**Data in this exercise**
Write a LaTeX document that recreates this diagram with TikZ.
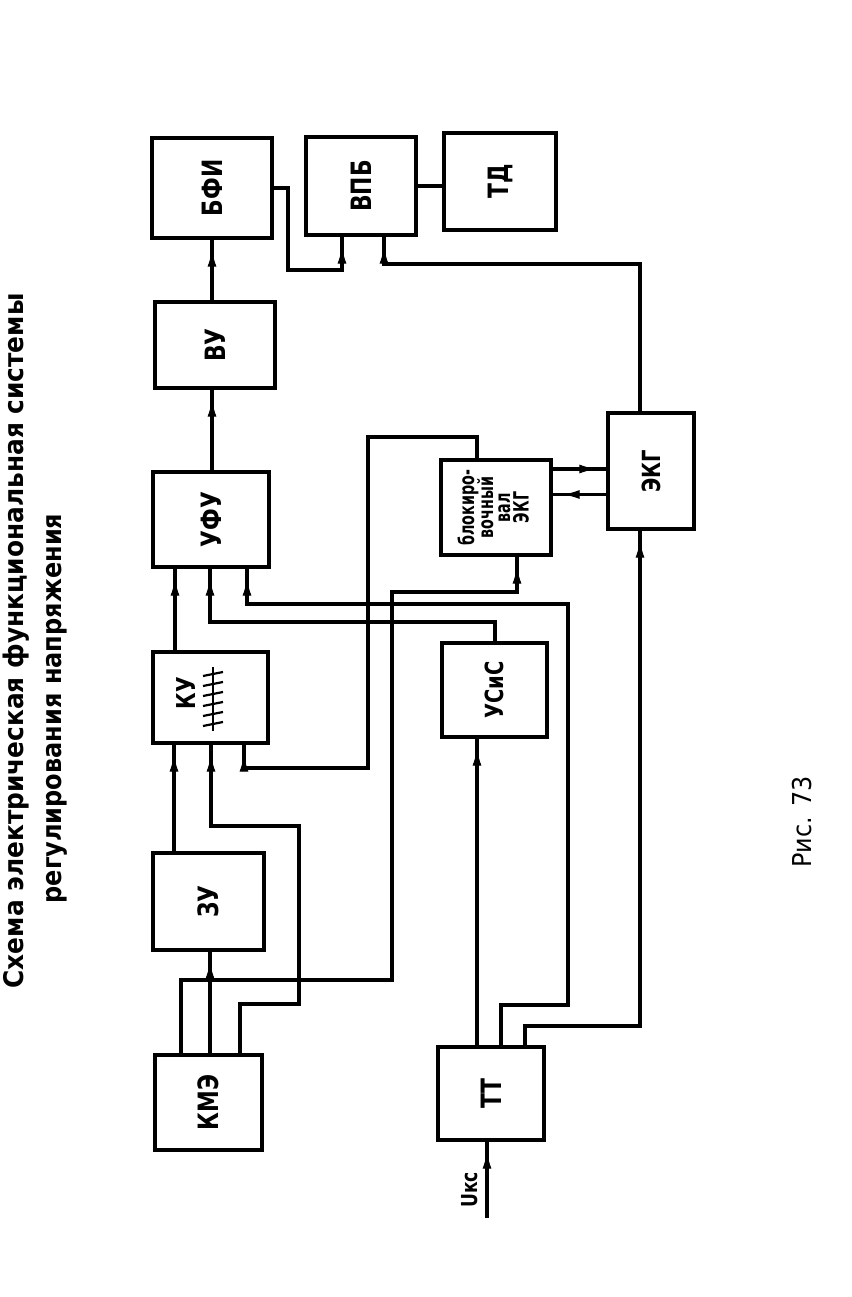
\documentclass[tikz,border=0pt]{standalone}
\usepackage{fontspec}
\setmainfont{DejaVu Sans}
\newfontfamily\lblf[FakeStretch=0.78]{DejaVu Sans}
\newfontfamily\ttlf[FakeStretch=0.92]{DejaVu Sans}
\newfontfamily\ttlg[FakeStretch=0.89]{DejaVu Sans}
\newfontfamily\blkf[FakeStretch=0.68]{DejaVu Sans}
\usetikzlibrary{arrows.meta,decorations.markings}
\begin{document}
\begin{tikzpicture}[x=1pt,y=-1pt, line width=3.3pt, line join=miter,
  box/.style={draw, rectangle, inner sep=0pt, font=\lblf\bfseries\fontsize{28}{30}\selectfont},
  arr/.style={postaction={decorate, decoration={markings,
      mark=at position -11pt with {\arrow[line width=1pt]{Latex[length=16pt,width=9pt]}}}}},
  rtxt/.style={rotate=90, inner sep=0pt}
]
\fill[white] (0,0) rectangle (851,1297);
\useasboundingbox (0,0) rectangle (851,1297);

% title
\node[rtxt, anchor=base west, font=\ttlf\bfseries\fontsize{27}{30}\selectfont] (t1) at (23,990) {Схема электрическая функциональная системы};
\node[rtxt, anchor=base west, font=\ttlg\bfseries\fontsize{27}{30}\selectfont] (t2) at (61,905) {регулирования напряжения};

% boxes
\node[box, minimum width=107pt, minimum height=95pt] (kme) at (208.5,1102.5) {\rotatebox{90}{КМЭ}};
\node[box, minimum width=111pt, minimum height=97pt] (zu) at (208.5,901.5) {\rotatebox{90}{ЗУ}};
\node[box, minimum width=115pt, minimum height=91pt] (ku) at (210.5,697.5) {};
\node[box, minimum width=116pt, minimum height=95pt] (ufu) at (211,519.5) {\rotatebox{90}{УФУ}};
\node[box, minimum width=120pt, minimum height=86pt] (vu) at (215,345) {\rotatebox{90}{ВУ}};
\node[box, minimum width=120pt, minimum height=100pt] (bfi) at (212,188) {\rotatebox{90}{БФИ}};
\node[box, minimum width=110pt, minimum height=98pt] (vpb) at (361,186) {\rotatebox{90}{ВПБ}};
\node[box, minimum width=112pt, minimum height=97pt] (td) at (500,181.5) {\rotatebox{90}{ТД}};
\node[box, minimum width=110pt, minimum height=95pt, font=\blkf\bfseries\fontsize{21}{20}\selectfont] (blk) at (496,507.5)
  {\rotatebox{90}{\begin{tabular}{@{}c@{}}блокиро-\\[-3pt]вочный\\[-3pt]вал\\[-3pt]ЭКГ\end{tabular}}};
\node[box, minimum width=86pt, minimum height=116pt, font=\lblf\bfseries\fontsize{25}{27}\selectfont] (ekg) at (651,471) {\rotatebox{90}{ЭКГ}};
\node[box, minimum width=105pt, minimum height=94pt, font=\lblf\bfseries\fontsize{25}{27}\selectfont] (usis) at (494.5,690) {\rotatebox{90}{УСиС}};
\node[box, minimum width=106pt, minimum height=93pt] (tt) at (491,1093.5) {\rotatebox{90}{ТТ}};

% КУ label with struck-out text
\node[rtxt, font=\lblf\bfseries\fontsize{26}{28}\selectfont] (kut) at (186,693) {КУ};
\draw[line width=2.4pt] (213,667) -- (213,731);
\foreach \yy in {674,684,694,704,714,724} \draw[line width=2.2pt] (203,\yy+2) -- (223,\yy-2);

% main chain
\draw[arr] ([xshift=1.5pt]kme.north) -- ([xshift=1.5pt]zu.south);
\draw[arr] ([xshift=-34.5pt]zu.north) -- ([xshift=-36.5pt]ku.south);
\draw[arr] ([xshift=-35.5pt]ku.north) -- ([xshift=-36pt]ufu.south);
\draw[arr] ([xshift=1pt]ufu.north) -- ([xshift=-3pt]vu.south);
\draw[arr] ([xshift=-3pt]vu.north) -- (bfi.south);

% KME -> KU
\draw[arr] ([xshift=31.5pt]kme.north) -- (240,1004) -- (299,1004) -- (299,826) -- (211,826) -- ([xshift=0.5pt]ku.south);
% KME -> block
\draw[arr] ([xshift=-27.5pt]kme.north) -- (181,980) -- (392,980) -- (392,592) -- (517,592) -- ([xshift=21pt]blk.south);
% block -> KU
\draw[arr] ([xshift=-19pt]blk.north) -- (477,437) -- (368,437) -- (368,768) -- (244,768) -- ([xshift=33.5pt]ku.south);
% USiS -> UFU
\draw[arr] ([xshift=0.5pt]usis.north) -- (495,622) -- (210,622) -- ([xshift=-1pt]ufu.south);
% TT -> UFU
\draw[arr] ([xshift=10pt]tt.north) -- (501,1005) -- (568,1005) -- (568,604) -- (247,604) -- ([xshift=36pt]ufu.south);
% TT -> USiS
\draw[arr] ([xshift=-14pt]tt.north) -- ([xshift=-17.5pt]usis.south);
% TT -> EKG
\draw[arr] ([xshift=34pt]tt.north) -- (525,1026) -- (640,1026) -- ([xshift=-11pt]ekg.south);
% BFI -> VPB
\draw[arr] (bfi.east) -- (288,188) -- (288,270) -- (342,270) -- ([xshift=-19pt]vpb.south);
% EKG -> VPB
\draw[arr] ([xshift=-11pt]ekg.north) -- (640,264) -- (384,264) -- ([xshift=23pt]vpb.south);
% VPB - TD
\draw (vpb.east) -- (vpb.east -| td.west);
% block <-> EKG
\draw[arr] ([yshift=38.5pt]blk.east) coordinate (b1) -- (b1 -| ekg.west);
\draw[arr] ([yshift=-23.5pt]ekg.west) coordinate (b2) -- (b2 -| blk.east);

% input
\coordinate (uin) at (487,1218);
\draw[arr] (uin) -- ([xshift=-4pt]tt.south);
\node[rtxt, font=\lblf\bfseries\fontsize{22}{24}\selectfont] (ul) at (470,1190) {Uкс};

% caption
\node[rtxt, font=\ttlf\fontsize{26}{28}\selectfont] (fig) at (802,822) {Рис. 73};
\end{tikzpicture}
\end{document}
* * *
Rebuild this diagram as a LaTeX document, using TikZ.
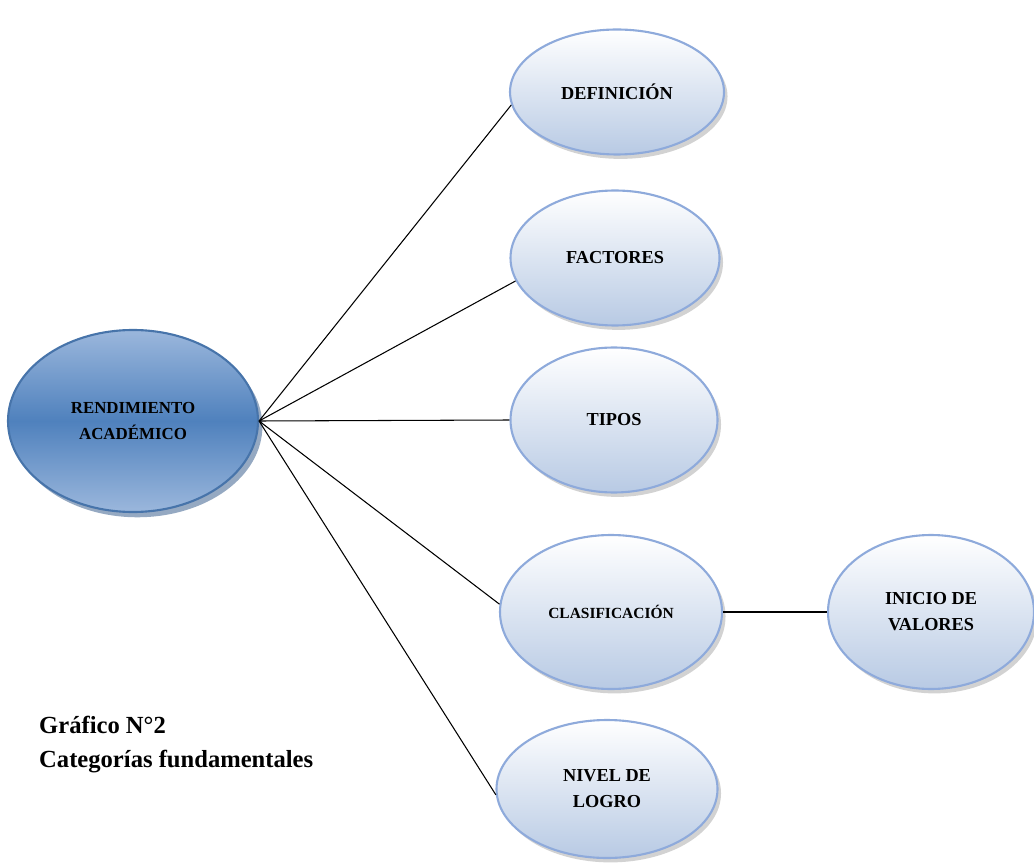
...
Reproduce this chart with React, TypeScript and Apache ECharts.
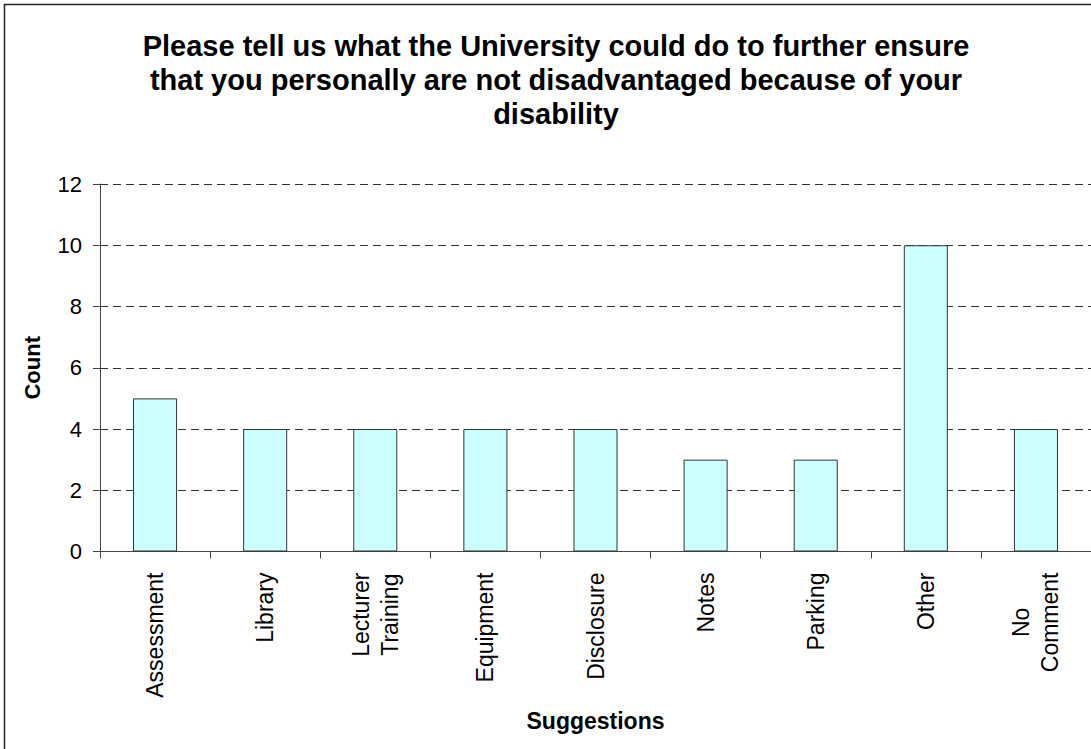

**Description of the task**
Identify which lines contain the word "diagram" and copy each one.

**Exercise solution**
Write a LaTeX document that recreates this diagram with TikZ.
Rebuild this diagram as a LaTeX document, using TikZ.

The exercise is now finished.